(Dataset records)
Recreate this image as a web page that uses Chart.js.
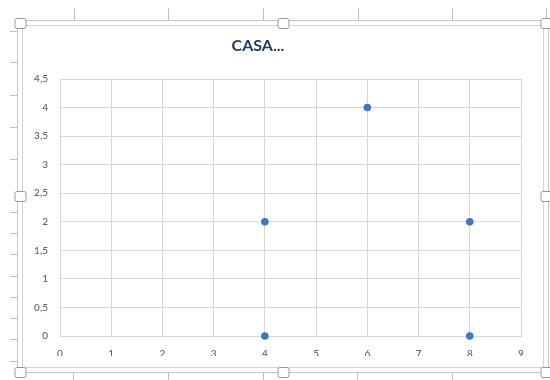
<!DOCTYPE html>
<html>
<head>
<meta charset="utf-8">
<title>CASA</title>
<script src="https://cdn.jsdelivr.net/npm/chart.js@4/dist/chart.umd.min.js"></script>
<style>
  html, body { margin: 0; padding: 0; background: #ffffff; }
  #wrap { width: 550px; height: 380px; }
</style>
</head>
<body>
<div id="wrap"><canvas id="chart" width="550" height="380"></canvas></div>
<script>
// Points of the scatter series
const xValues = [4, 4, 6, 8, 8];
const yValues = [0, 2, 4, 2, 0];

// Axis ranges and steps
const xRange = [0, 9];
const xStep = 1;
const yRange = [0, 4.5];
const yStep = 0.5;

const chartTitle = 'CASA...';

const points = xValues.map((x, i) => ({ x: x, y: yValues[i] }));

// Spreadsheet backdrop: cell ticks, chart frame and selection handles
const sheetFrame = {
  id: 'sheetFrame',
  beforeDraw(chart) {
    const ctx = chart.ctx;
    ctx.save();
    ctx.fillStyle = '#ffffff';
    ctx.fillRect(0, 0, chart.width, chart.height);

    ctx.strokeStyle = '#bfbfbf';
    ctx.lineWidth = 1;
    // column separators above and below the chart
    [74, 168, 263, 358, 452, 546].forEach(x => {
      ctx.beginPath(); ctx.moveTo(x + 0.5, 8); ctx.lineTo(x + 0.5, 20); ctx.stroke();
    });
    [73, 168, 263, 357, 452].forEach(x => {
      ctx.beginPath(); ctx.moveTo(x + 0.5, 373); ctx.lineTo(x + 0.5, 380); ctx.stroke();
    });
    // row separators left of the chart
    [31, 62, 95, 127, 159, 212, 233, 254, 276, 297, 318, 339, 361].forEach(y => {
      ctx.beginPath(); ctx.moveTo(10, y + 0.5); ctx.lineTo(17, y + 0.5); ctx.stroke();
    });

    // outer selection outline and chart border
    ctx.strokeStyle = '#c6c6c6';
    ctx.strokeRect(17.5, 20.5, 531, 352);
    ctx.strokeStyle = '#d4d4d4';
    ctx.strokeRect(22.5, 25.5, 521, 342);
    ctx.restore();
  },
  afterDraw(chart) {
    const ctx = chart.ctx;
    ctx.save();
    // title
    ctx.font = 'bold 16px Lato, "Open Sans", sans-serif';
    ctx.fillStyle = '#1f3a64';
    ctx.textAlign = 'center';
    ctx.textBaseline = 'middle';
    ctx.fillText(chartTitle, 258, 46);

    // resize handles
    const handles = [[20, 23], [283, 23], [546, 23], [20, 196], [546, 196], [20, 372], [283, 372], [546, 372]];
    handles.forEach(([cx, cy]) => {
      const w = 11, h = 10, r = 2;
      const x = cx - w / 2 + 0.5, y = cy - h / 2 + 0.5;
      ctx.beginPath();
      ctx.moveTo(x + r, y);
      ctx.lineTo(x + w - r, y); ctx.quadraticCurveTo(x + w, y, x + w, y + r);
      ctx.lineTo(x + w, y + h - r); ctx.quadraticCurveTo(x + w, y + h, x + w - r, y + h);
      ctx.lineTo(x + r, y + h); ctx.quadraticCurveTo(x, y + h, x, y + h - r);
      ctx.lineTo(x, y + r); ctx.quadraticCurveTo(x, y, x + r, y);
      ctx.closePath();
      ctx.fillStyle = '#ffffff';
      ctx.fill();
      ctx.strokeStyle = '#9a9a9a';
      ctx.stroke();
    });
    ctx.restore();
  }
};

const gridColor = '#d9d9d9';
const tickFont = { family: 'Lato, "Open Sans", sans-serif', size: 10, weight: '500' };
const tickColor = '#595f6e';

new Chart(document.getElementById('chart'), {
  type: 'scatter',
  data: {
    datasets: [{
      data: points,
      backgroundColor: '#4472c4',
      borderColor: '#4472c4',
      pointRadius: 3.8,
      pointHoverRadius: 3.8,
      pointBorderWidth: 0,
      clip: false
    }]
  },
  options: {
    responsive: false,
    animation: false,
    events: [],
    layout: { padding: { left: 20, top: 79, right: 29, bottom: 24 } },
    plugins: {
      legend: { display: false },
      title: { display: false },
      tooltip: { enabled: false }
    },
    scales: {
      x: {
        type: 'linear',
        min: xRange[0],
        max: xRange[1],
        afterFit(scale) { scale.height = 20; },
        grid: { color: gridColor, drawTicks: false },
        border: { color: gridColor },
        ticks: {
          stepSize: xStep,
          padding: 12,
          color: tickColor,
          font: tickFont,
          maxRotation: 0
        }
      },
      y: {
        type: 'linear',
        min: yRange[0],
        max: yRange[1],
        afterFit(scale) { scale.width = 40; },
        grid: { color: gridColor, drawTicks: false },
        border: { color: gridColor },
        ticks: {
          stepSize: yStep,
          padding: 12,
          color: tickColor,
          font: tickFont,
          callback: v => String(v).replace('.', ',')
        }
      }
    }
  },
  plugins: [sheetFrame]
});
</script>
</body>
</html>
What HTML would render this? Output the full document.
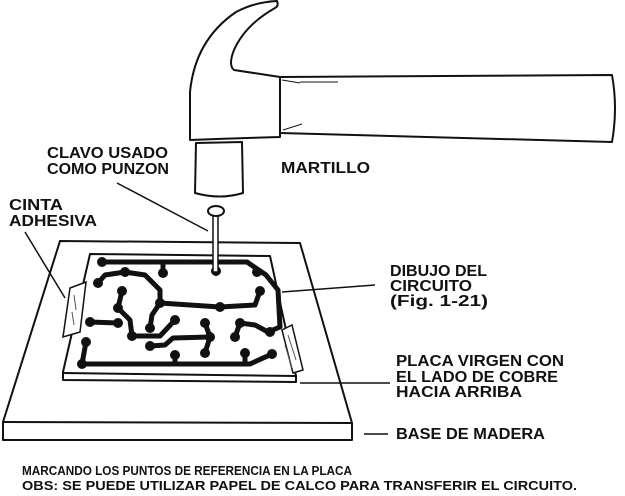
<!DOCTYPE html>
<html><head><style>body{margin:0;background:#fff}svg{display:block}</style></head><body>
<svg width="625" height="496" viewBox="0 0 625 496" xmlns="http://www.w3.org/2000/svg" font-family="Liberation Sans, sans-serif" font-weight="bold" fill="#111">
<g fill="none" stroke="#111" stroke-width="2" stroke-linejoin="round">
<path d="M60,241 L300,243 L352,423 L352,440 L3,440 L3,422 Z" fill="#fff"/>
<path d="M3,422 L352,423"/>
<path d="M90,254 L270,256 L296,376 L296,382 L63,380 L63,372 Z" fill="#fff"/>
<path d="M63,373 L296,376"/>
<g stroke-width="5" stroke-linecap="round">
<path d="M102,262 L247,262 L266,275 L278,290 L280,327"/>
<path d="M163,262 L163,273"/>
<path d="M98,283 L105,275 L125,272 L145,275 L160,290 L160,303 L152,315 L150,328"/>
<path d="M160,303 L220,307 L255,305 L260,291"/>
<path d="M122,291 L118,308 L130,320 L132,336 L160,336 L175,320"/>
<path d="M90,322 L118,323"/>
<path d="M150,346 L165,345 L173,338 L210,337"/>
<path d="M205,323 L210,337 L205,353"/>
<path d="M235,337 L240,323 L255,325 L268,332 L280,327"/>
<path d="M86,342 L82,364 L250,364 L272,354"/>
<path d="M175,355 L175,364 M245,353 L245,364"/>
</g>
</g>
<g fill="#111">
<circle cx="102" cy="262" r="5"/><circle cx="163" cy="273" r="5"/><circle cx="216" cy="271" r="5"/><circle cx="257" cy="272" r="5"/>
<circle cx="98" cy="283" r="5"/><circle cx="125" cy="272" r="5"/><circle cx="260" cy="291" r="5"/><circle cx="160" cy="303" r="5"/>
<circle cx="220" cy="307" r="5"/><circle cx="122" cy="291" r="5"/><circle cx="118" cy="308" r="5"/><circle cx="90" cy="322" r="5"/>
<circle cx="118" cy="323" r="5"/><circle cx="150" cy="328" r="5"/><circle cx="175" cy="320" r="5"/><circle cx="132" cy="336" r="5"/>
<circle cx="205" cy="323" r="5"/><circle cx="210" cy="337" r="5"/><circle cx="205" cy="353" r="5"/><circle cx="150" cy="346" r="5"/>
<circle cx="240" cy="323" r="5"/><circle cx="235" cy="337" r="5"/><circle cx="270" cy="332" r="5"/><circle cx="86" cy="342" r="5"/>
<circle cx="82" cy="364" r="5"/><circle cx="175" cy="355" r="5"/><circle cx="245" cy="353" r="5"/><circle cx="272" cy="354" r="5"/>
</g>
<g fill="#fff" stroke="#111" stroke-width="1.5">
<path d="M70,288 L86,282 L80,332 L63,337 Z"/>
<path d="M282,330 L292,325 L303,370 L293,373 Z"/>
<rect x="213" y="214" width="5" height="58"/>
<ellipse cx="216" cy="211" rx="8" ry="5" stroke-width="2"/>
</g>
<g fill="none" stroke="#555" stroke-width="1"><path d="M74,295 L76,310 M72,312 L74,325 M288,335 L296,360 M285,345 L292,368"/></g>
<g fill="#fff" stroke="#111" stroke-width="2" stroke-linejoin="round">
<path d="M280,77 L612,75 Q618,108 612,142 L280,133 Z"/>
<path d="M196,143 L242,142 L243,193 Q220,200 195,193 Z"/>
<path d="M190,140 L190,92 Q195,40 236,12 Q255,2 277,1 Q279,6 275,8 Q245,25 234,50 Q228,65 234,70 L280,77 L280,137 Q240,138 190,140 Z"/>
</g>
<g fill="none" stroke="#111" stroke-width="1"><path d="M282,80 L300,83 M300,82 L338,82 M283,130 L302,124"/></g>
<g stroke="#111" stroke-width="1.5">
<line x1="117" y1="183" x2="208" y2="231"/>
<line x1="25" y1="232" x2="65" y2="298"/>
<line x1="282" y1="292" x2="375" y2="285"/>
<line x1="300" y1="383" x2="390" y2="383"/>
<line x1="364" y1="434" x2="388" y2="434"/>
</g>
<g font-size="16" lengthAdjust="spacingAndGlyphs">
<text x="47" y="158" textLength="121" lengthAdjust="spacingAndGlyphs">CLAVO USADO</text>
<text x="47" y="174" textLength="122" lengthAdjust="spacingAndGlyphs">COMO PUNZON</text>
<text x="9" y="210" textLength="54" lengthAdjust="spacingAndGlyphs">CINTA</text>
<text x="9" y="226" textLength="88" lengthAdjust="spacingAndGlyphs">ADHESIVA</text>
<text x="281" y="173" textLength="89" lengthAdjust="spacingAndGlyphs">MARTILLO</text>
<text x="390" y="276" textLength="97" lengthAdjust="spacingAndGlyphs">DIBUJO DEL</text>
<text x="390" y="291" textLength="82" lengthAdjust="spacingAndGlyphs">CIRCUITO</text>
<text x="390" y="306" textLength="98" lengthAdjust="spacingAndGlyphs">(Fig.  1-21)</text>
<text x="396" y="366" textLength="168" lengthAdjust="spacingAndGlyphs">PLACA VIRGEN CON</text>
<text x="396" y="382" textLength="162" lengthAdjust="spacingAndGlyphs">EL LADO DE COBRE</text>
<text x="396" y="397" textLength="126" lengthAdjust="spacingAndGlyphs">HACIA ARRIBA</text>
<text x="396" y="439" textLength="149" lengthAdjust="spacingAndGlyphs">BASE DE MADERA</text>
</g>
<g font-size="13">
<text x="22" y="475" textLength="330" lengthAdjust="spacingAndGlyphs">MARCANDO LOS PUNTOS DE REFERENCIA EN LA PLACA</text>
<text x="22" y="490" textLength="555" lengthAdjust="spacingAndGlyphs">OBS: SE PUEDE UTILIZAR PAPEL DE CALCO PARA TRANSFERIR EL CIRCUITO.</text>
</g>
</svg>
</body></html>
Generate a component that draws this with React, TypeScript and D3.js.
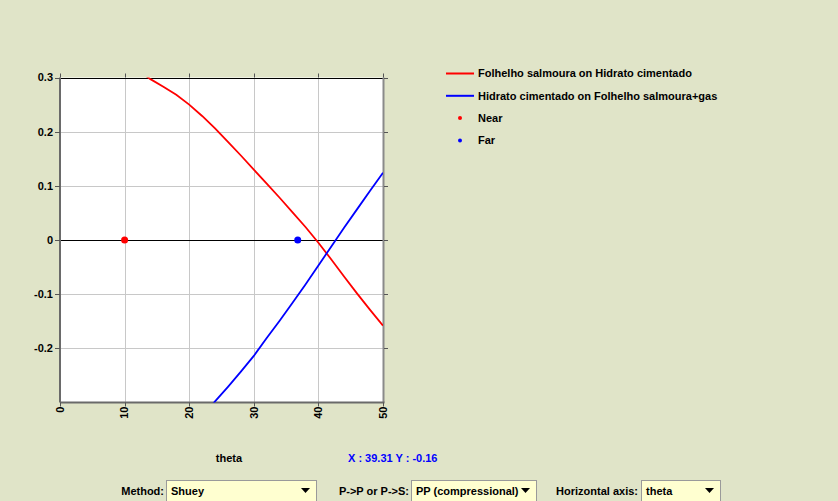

▶ Work to do
In the records above, find the line containing "ctx.fillRect(0, 0, chart.width, chart.height);" and output every line from the first through that one, exactly, omitting pictures.

▶ Result
Recreate this image as a web page that uses Chart.js.
<!DOCTYPE html>
<html>
<head>
<meta charset="utf-8">
<title>CASA</title>
<script src="https://cdn.jsdelivr.net/npm/chart.js@4/dist/chart.umd.min.js"></script>
<style>
  html, body { margin: 0; padding: 0; background: #ffffff; }
  #wrap { width: 550px; height: 380px; }
</style>
</head>
<body>
<div id="wrap"><canvas id="chart" width="550" height="380"></canvas></div>
<script>
// Points of the scatter series
const xValues = [4, 4, 6, 8, 8];
const yValues = [0, 2, 4, 2, 0];

// Axis ranges and steps
const xRange = [0, 9];
const xStep = 1;
const yRange = [0, 4.5];
const yStep = 0.5;

const chartTitle = 'CASA...';

const points = xValues.map((x, i) => ({ x: x, y: yValues[i] }));

// Spreadsheet backdrop: cell ticks, chart frame and selection handles
const sheetFrame = {
  id: 'sheetFrame',
  beforeDraw(chart) {
    const ctx = chart.ctx;
    ctx.save();
    ctx.fillStyle = '#ffffff';
    ctx.fillRect(0, 0, chart.width, chart.height);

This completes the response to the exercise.